Ultimately, that protection will happen, though -- and not just because the American people know the value of real wilderness. It will happen because we can see an end to the threat of unrestrained fossil fuel development. Between the rise of clean renewable energy and the recognition that we must leave at least four-fifths of known fossil fuel reserves in the ground if we want to limit climate disruption, the window is closing on the threat of a drilling disaster in the Arctic.

It hasn't shut yet, though. In fact, hard on the heels of releasing the very good news about the Arctic Refuge, the Obama administration also delivered a setback for the Arctic. It announced that it plans to open some new areas off the Alaskan and Atlantic coasts to oil and gas leasing (while also putting some areas of the Beaufort and Chukchi Seas off-limits). That's bad news for the Atlantic Coast and decidedly mixed news for the Arctic and its wildlife. It's also directly at odds with the president's climate goals.

(By the way, this is not the first time the Obama administration has proposed new drilling off the Atlantic coast.

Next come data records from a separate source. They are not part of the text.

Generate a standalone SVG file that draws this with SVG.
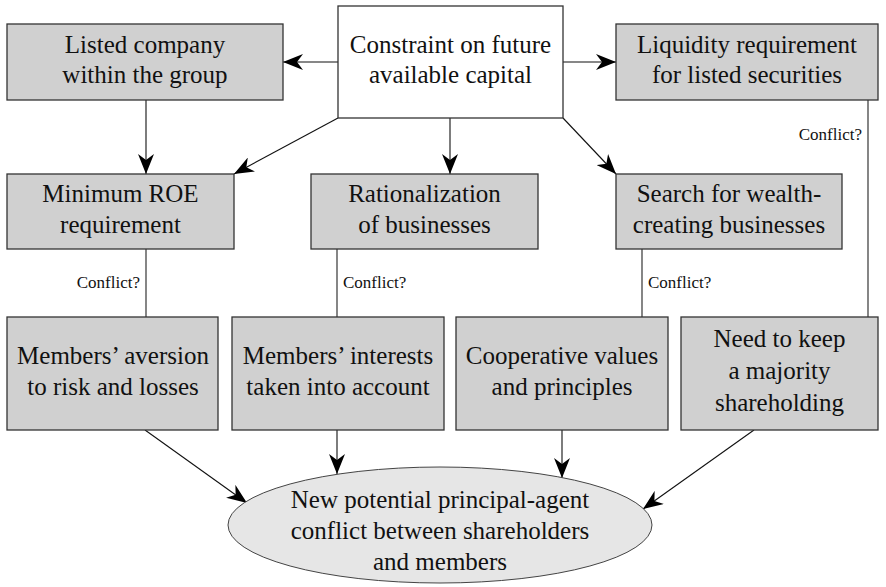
<svg xmlns="http://www.w3.org/2000/svg" width="886" height="587" viewBox="0 0 886 587">
<style>
.box{fill:#d0d0d0;stroke:#333;stroke-width:1.3}
.white{fill:#fff;stroke:#333;stroke-width:1.3}
.ell{fill:#e6e6e6;stroke:#444;stroke-width:1}
.t{font-size:25px;fill:#111;text-anchor:middle}
.c{font-size:17px;fill:#111}
.ln{stroke:#222;stroke-width:1.1;fill:none}
.ar{stroke:#111;stroke-width:1.1;fill:none;marker-end:url(#ah)}
</style>
<defs>
<marker id="ah" viewBox="0 0 20 16" refX="20" refY="8" markerWidth="20" markerHeight="16" markerUnits="userSpaceOnUse" orient="auto">
<path d="M0,0 L20,8 L0,16 L6,8 Z" fill="#000"/>
</marker>
</defs>
<rect width="886" height="587" fill="#fff"/>
<g font-family="'Liberation Serif', 'DejaVu Serif', serif">
<g id="connectors">
<line class="ar" x1="338" y1="62" x2="283" y2="62"/>
<line class="ar" x1="563" y1="62" x2="616" y2="62"/>
<line class="ar" x1="146" y1="100" x2="146" y2="174"/>
<line class="ar" x1="338" y1="118" x2="234" y2="174"/>
<line class="ar" x1="450" y1="118" x2="450" y2="174"/>
<line class="ar" x1="563" y1="118" x2="616" y2="174"/>
<line class="ln" x1="146" y1="249" x2="146" y2="317"/>
<line class="ln" x1="337" y1="249" x2="337" y2="317"/>
<line class="ln" x1="642" y1="249" x2="642" y2="317"/>
<line class="ln" x1="868" y1="100" x2="868" y2="317"/>
<text class="c" x="140" y="288" text-anchor="end">Conflict?</text>
<text class="c" x="343" y="288">Conflict?</text>
<text class="c" x="648" y="288">Conflict?</text>
<text class="c" x="862" y="140" text-anchor="end">Conflict?</text>
<line class="ar" x1="145" y1="430" x2="247" y2="503"/>
<line class="ar" x1="337" y1="430" x2="337" y2="474"/>
<line class="ar" x1="562" y1="430" x2="562" y2="478"/>
<line class="ar" x1="754" y1="430" x2="643" y2="509"/>
</g>
<g id="listed">
<rect class="box" x="7" y="24" width="276" height="76"/>
<text class="t" x="145" y="53">Listed company</text>
<text class="t" x="145" y="83">within the group</text>
</g>
<g id="constraint">
<rect class="white" x="338" y="6" width="225" height="112"/>
<text class="t" x="450.5" y="53">Constraint on future</text>
<text class="t" x="450.5" y="83">available capital</text>
</g>
<g id="liquidity">
<rect class="box" x="616" y="24" width="262" height="76"/>
<text class="t" x="747" y="53">Liquidity requirement</text>
<text class="t" x="747" y="83">for listed securities</text>
</g>
<g id="minroe">
<rect class="box" x="7" y="174" width="227" height="75"/>
<text class="t" x="120.5" y="202">Minimum ROE</text>
<text class="t" x="120.5" y="233">requirement</text>
</g>
<g id="rationalization">
<rect class="box" x="311" y="174" width="227" height="75"/>
<text class="t" x="424.5" y="202">Rationalization</text>
<text class="t" x="424.5" y="233">of businesses</text>
</g>
<g id="search">
<rect class="box" x="616" y="174" width="226" height="75"/>
<text class="t" x="729" y="202">Search for wealth-</text>
<text class="t" x="729" y="233">creating businesses</text>
</g>
<g id="aversion">
<rect class="box" x="7" y="317" width="211" height="113"/>
<text class="t" x="113" y="364">Members’ aversion</text>
<text class="t" x="113" y="395">to risk and losses</text>
</g>
<g id="interests">
<rect class="box" x="232" y="317" width="212" height="113"/>
<text class="t" x="338" y="364">Members’ interests</text>
<text class="t" x="338" y="395">taken into account</text>
</g>
<g id="cooperative">
<rect class="box" x="456" y="317" width="212" height="113"/>
<text class="t" x="562" y="364">Cooperative values</text>
<text class="t" x="562" y="395">and principles</text>
</g>
<g id="majority">
<rect class="box" x="681" y="317" width="197" height="113"/>
<text class="t" x="779.5" y="347">Need to keep</text>
<text class="t" x="779.5" y="379">a majority</text>
<text class="t" x="779.5" y="411">shareholding</text>
</g>
<g id="conflict">
<ellipse class="ell" cx="440" cy="525" rx="212" ry="58"/>
<text class="t" x="440" y="508">New potential principal-agent</text>
<text class="t" x="440" y="539">conflict between shareholders</text>
<text class="t" x="440" y="570">and members</text>
</g>
</g>
</svg>
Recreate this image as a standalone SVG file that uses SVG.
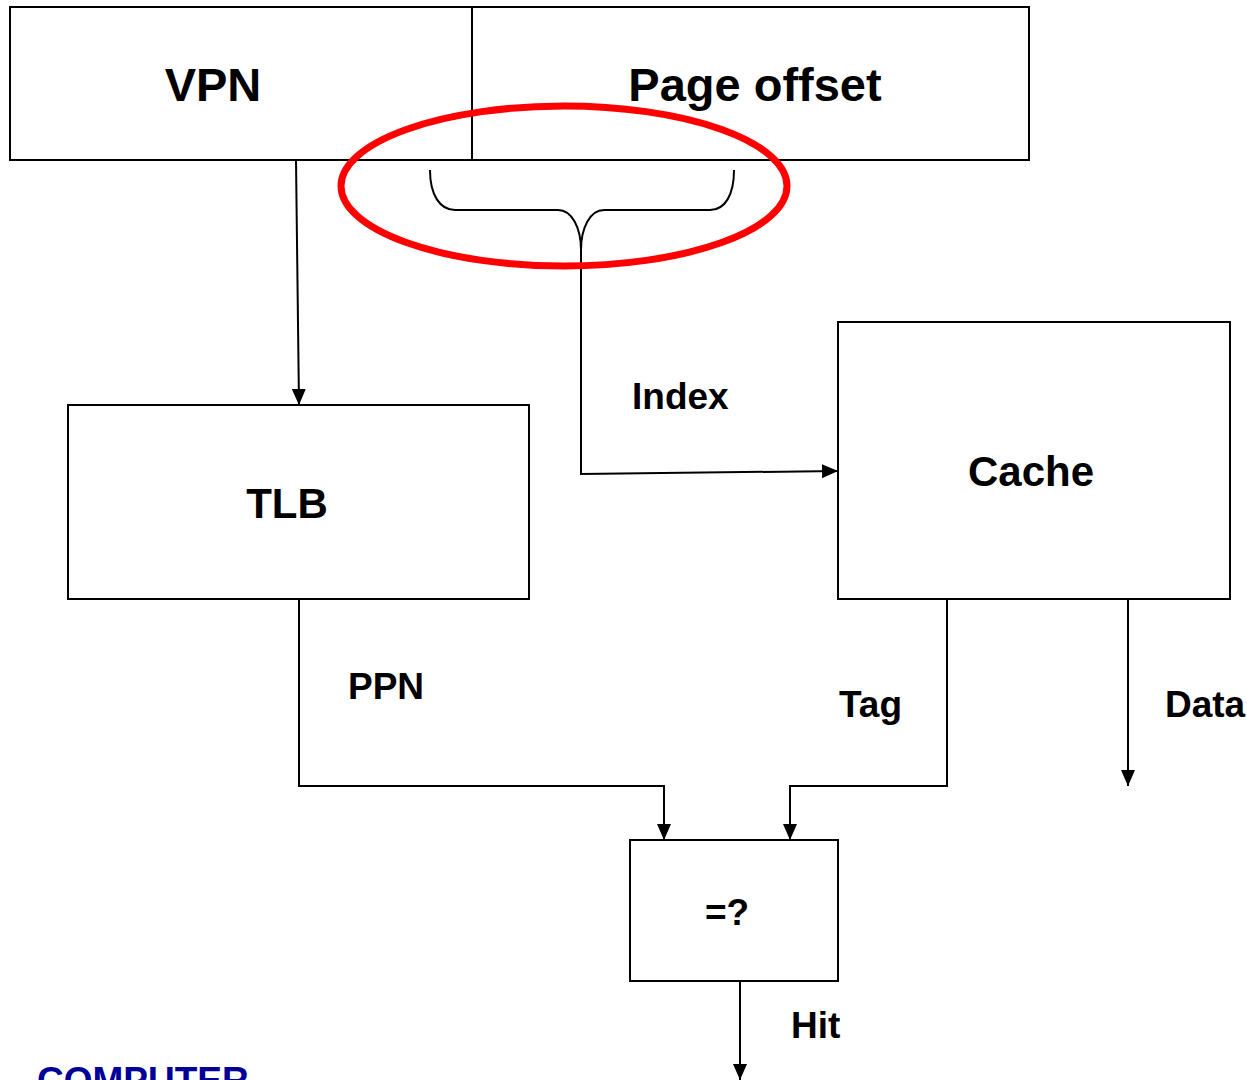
<svg xmlns="http://www.w3.org/2000/svg" width="1247" height="1080" viewBox="0 0 1247 1080">
  <style>
    .box { fill: #ffffff; stroke: #000000; stroke-width: 2; }
    .wire { fill: none; stroke: #000000; stroke-width: 2; }
    .big { font-family: "Liberation Sans", Arial, sans-serif; font-weight: bold; font-size: 47px; fill: #000000; }
    .mid { font-family: "Liberation Sans", Arial, sans-serif; font-weight: bold; font-size: 42px; fill: #000000; }
    .lbl { font-family: "Liberation Sans", Arial, sans-serif; font-weight: bold; font-size: 37px; fill: #000000; }
  </style>
  <defs>
    <marker id="arrow" viewBox="0 0 16 14" refX="16" refY="7" markerWidth="16" markerHeight="14" markerUnits="userSpaceOnUse" orient="auto">
      <path d="M0,0 L16,7 L0,14 Z" fill="#000000"/>
    </marker>
  </defs>
  <rect width="1247" height="1080" fill="#ffffff"/>

  <!-- virtual address: VPN | Page offset -->
  <g id="address">
    <rect class="box" x="10" y="7" width="1019" height="153"/>
    <line class="wire" x1="472" y1="7" x2="472" y2="160"/>
    <text class="big" x="213" y="101" text-anchor="middle">VPN</text>
    <text class="big" x="755" y="101" text-anchor="middle">Page offset</text>
  </g>

  <g id="tlb">
    <rect class="box" x="68" y="405" width="461" height="194"/>
    <text class="mid" x="287" y="518" text-anchor="middle">TLB</text>
  </g>

  <g id="cache">
    <rect class="box" x="838" y="322" width="392" height="277"/>
    <text class="mid" x="1031" y="486" text-anchor="middle">Cache</text>
  </g>

  <g id="compare">
    <rect class="box" x="630" y="840" width="208" height="141"/>
    <text class="lbl" x="727" y="925" text-anchor="middle">=?</text>
  </g>

  <g id="connectors">
    <!-- VPN to TLB -->
    <path class="wire" d="M296,160 L299,405" marker-end="url(#arrow)"/>
    <!-- brace over the index bits -->
    <path class="wire" d="M430,170 C430,195 440,210 455,210 L558,210 C572,210 581,228 581,250 C581,228 590,210 604,210 L710,210 C725,210 734,195 734,170"/>
    <!-- index into the cache -->
    <path class="wire" d="M581,250 L581,474 L838,471" marker-end="url(#arrow)"/>
    <!-- PPN to comparator -->
    <path class="wire" d="M299,599 L299,786 L664,786 L664,840" marker-end="url(#arrow)"/>
    <!-- tag to comparator -->
    <path class="wire" d="M947,599 L947,786 L790,786 L790,840" marker-end="url(#arrow)"/>
    <!-- data out -->
    <path class="wire" d="M1128,599 L1128,786" marker-end="url(#arrow)"/>
    <!-- hit out -->
    <path class="wire" d="M740,981 L740,1080" marker-end="url(#arrow)"/>
  </g>

  <g id="labels">
    <text class="lbl" x="632" y="409">Index</text>
    <text class="lbl" x="348" y="699">PPN</text>
    <text class="lbl" x="839" y="717">Tag</text>
    <text class="lbl" x="1165" y="717">Data</text>
    <text class="lbl" x="791" y="1038">Hit</text>
  </g>

  <!-- highlight around the index bits -->
  <ellipse id="highlight" cx="564" cy="186" rx="223" ry="80" fill="none" stroke="#ff0000" stroke-width="7"/>

  <text x="37" y="1093" font-family="'Liberation Sans', Arial, sans-serif" font-weight="bold" font-size="37" fill="#000099">COMPUTER</text>
</svg>
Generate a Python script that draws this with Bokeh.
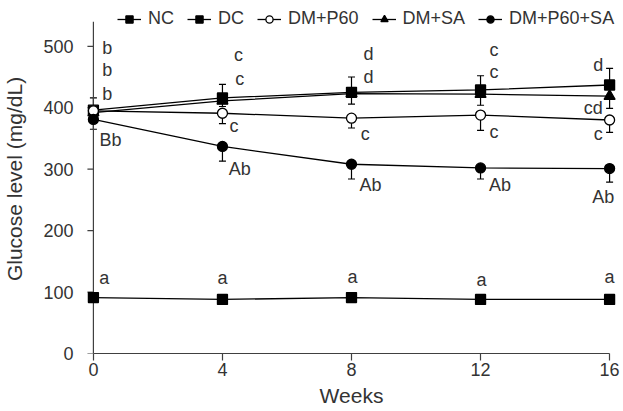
from bokeh.plotting import figure
from bokeh.models import Range1d, FixedTicker, Legend, LegendItem, Whisker, ColumnDataSource, TeeHead
from bokeh.core.properties import value
from bokeh.embed import file_html
from bokeh.resources import INLINE

# ---- data ----
weeks = [0, 4, 8, 12, 16]
nc = [91, 88, 91, 88, 88]
dc = [396, 416, 425, 429, 437]
p60 = [395, 391, 383, 388, 380]
sa = [392, 411, 423, 422, 419]
p60sa = [381, 337, 308, 302, 301]
dc_sd = [20, 22, 25, 23, 27]
p60_sd = [10, 17, 16, 25, 20]
sa_sd = [12, 9, 17, 18, 20]
p60sa_sd = [16, 24, 24, 18, 22]
series_names = ["NC", "DC", "DM+P60", "DM+SA", "DM+P60+SA"]
x_ticks = [0, 4, 8, 12, 16]
y_ticks = [0, 100, 200, 300, 400, 500]

# significance letters: (week position, glucose position, text)
ann_x = [0.43, 0.43, 0.43, 0.53, 0.34,
         4.5, 4.54, 4.36, 4.54, 4.0,
         8.53, 8.53, 8.43, 8.59, 8.03,
         12.42, 12.42, 12.42, 12.6, 12.03,
         15.65, 15.49, 15.65, 15.8, 16.0]
ann_y = [498, 461, 422, 347, 123,
         485, 447, 370, 301, 123,
         488, 450, 357, 274, 124,
         494, 458, 360, 274, 120,
         469, 400, 357, 255, 124]
ann_t = ["b", "b", "b", "Bb", "a",
         "c", "c", "c", "Ab", "a",
         "d", "d", "c", "Ab", "a",
         "c", "c", "c", "Ab", "a",
         "d", "cd", "c", "Ab", "a"]

FONT = "Liberation Sans"
TXT = "#333333"
AX = "#404040"

p = figure(width=623, height=411, output_backend="svg", toolbar_location=None,
           x_range=Range1d(-0.4, 16.4), y_range=Range1d(0, 568),
           min_border_left=78, min_border_right=1, min_border_top=4, min_border_bottom=58)
p.grid.visible = False
p.outline_line_color = None
p.background_fill_color = "white"
p.border_fill_color = "white"

# y axis line and ticks drawn at week 0 (the frame extends a little left of it)
tick_len = 6 / 32.38
p.segment(x0=[0], y0=[0], x1=[0], y1=[540], line_color=AX, line_width=1.2)
p.segment(x0=[-tick_len] * len(y_ticks), y0=y_ticks, x1=[0] * len(y_ticks), y1=y_ticks,
          line_color=AX, line_width=1.2)

def add_whisker(vals, sds, up):
    if up:
        src = ColumnDataSource(dict(x=weeks, lo=vals, hi=[v + s for v, s in zip(vals, sds)]))
        w = Whisker(source=src, base="x", upper="hi", lower="lo", dimension="height",
                    line_color="black", line_width=1.2,
                    upper_head=TeeHead(size=7, line_color="black", line_width=1.2), lower_head=None)
    else:
        src = ColumnDataSource(dict(x=weeks, lo=[v - s for v, s in zip(vals, sds)], hi=vals))
        w = Whisker(source=src, base="x", upper="hi", lower="lo", dimension="height",
                    line_color="black", line_width=1.2,
                    lower_head=TeeHead(size=7, line_color="black", line_width=1.2), upper_head=None)
    p.add_layout(w)

add_whisker(dc, dc_sd, True)
add_whisker(sa, sa_sd, False)
add_whisker(p60, p60_sd, False)
add_whisker(p60sa, p60sa_sd, False)

specs = {
    "NC": (nc, "square", 10, "black"),
    "DC": (dc, "square", 10, "black"),
    "DM+P60": (p60, "circle", 10, "white"),
    "DM+SA": (sa, "triangle", 11, "black"),
    "DM+P60+SA": (p60sa, "circle", 10, "black"),
}
rends = {}
for name in ["NC", "DC", "DM+SA", "DM+P60", "DM+P60+SA"]:
    vals, mk, sz, fill = specs[name]
    ln = p.line(weeks, vals, line_color="black", line_width=1.3)
    sc = p.scatter(weeks, vals, marker=mk, size=sz, fill_color=fill, line_color="black", line_width=1.3)
    rends[name] = [ln, sc]
items = [LegendItem(label=n, renderers=rends[n]) for n in series_names]

p.text(x=ann_x, y=ann_y, text=ann_t, text_font=value(FONT), text_font_size="18px",
       text_color=TXT, text_align="center", text_baseline="middle")

legend = Legend(items=items, orientation="horizontal", location=(37, 324),
                label_text_font=FONT, label_text_font_size="18px", label_text_color=TXT,
                glyph_width=24, glyph_height=18, label_standoff=7, spacing=13,
                padding=0, margin=0, border_line_color=None, background_fill_alpha=0)
p.add_layout(legend)

xa = p.xaxis[0]
xa.bounds = (0, 16)
xa.ticker = FixedTicker(ticks=x_ticks)
xa.major_tick_out = 7
xa.major_tick_in = 0
xa.minor_tick_out = 0
xa.minor_tick_in = 0
xa.major_label_standoff = 2
xa.axis_label = "Weeks"
xa.axis_label_standoff = 5
xa.axis_label_text_font = FONT
xa.axis_label_text_font_size = "21px"
xa.axis_label_text_font_style = "normal"
xa.axis_label_text_color = TXT
xa.major_label_text_font = FONT
xa.major_label_text_font_size = "18px"
xa.major_label_text_color = TXT
xa.axis_line_color = AX
xa.axis_line_width = 1.2
xa.major_tick_line_color = AX
xa.major_tick_line_width = 1.2

ya = p.yaxis[0]
ya.ticker = FixedTicker(ticks=y_ticks)
ya.axis_line_color = None
ya.major_tick_line_color = None
ya.major_tick_out = 0
ya.major_tick_in = 0
ya.minor_tick_out = 0
ya.minor_tick_in = 0
ya.major_label_standoff = 7
ya.axis_label = "Glucose level (mg/dL)"
ya.axis_label_standoff = 14
ya.axis_label_text_font = FONT
ya.axis_label_text_font_size = "21px"
ya.axis_label_text_font_style = "normal"
ya.axis_label_text_color = TXT
ya.major_label_text_font = FONT
ya.major_label_text_font_size = "18px"
ya.major_label_text_color = TXT

open("out.html", "w").write(file_html(p, INLINE))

A previous proposal was quickly withdrawn after the Deepwater Horizon blowout in the Gulf of Mexico caused what Obama himself called "the worst environmental disaster America has ever faced." Did it really take only five years to decide we're ready to risk another one?)

Clearly, even though President Obama wants climate action to be one of his presidency's chief legacies, he's not yet ready to base his policies on the reality of what actually needs to be done. In this case, he has taken two big steps forward with the Arctic National Wildlife Refuge (which has enraged his opponents) and then followed up with an ill-advised step backward on offshore drilling (which, ironically, has enraged those same opponents). Yes, that counts as progress, and the good news is still very good. Still, it's frustrating to see this president settle for good when great is what we need so badly.